--- Prompt ---
Leave out the images; return the rest of the data exactly.

--- Recorded data ---
------------------------------------------------------------

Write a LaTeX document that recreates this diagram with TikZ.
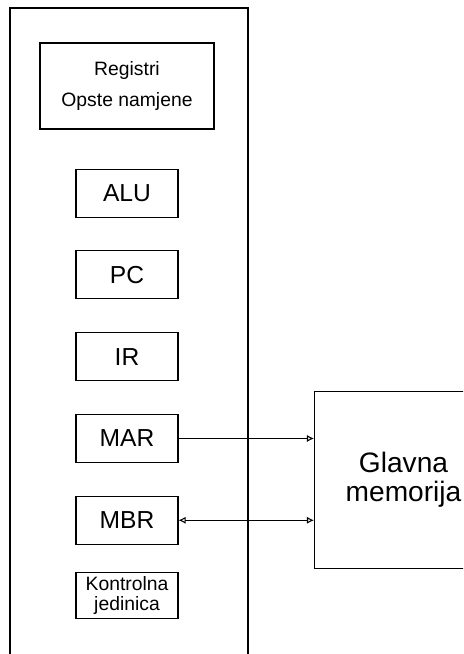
\documentclass[tikz,border=0pt]{standalone}
\usepackage{fontspec}
\setmainfont{Liberation Sans}
\usetikzlibrary{arrows.meta,positioning}

\begin{document}
\begin{tikzpicture}[
    node distance=0.655cm,
    reg/.style={rectangle, draw, line width=0.6pt, minimum width=2.04cm, minimum height=0.96cm, inner sep=0pt, font=\fontsize{14}{15}\selectfont},
    group/.style={rectangle, draw, line width=0.6pt, minimum width=3.48cm, minimum height=1.72cm, align=center, font=\fontsize{11}{18}\selectfont},
    memory/.style={rectangle, draw, line width=0.6pt, minimum width=3.56cm, minimum height=3.54cm, align=center, font=\fontsize{16}{16.5}\selectfont},
    small/.style={rectangle, draw, line width=0.6pt, minimum width=2.04cm, minimum height=0.92cm, inner sep=0pt, align=center, font=\fontsize{11}{11.5}\selectfont},
    cpuline/.style={line width=1pt},
    link/.style={line width=0.6pt, -{Latex[open,length=4pt,width=4pt]}},
    duplex/.style={line width=0.6pt, {Latex[open,length=4pt,width=4pt]}-{Latex[open,length=4pt,width=4pt]}}
]
    \clip (0,0) rectangle (9.26,-13.08);

    % CPU
    \draw[cpuline] (0.2,-13.3) |- (4.96,-0.16) -- (4.96,-13.3);

    % Registers
    \node[group] (regs) at (2.54,-1.72) {Registri\\Opste namjene};
    \node[reg, below=0.78cm of regs] (alu) {ALU};
    \node[reg, below=of alu] (pc) {PC};
    \node[reg, below=of pc] (ir) {IR};
    \node[reg, below=of ir] (mar) {MAR};
    \node[reg, below=of mar] (mbr) {MBR};
    \node[small, below=0.54cm of mbr] (cu) {Kontrolna\\jedinica};

    % Main memory
    \node[memory, anchor=north west] (mem) at (6.28,-7.82) {Glavna\\memorija};

    % Buses
    \draw[link] (mar.east) -- (mar.east -| mem.west);
    \draw[duplex] (mbr.east) -- (mbr.east -| mem.west);
\end{tikzpicture}
\end{document}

------------------------------------------------------------

--- Exercise answer ---
Write a LaTeX document that recreates this diagram with TikZ.
\documentclass[tikz,border=0pt]{standalone}
\usepackage{fontspec}
\setmainfont{Liberation Sans}
\usetikzlibrary{arrows.meta,positioning}

\begin{document}
\begin{tikzpicture}[
    node distance=0.655cm,
    reg/.style={rectangle, draw, line width=0.6pt, minimum width=2.04cm, minimum height=0.96cm, inner sep=0pt, font=\fontsize{14}{15}\selectfont},
    group/.style={rectangle, draw, line width=0.6pt, minimum width=3.48cm, minimum height=1.72cm, align=center, font=\fontsize{11}{18}\selectfont},
    memory/.style={rectangle, draw, line width=0.6pt, minimum width=3.56cm, minimum height=3.54cm, align=center, font=\fontsize{16}{16.5}\selectfont},
    small/.style={rectangle, draw, line width=0.6pt, minimum width=2.04cm, minimum height=0.92cm, inner sep=0pt, align=center, font=\fontsize{11}{11.5}\selectfont},
    cpuline/.style={line width=1pt},
    link/.style={line width=0.6pt, -{Latex[open,length=4pt,width=4pt]}},
    duplex/.style={line width=0.6pt, {Latex[open,length=4pt,width=4pt]}-{Latex[open,length=4pt,width=4pt]}}
]
    \clip (0,0) rectangle (9.26,-13.08);

    % CPU
    \draw[cpuline] (0.2,-13.3) |- (4.96,-0.16) -- (4.96,-13.3);

    % Registers
    \node[group] (regs) at (2.54,-1.72) {Registri\\Opste namjene};
    \node[reg, below=0.78cm of regs] (alu) {ALU};
    \node[reg, below=of alu] (pc) {PC};
    \node[reg, below=of pc] (ir) {IR};
    \node[reg, below=of ir] (mar) {MAR};
    \node[reg, below=of mar] (mbr) {MBR};
    \node[small, below=0.54cm of mbr] (cu) {Kontrolna\\jedinica};

    % Main memory
    \node[memory, anchor=north west] (mem) at (6.28,-7.82) {Glavna\\memorija};

    % Buses
    \draw[link] (mar.east) -- (mar.east -| mem.west);
    \draw[duplex] (mbr.east) -- (mbr.east -| mem.west);
\end{tikzpicture}
\end{document}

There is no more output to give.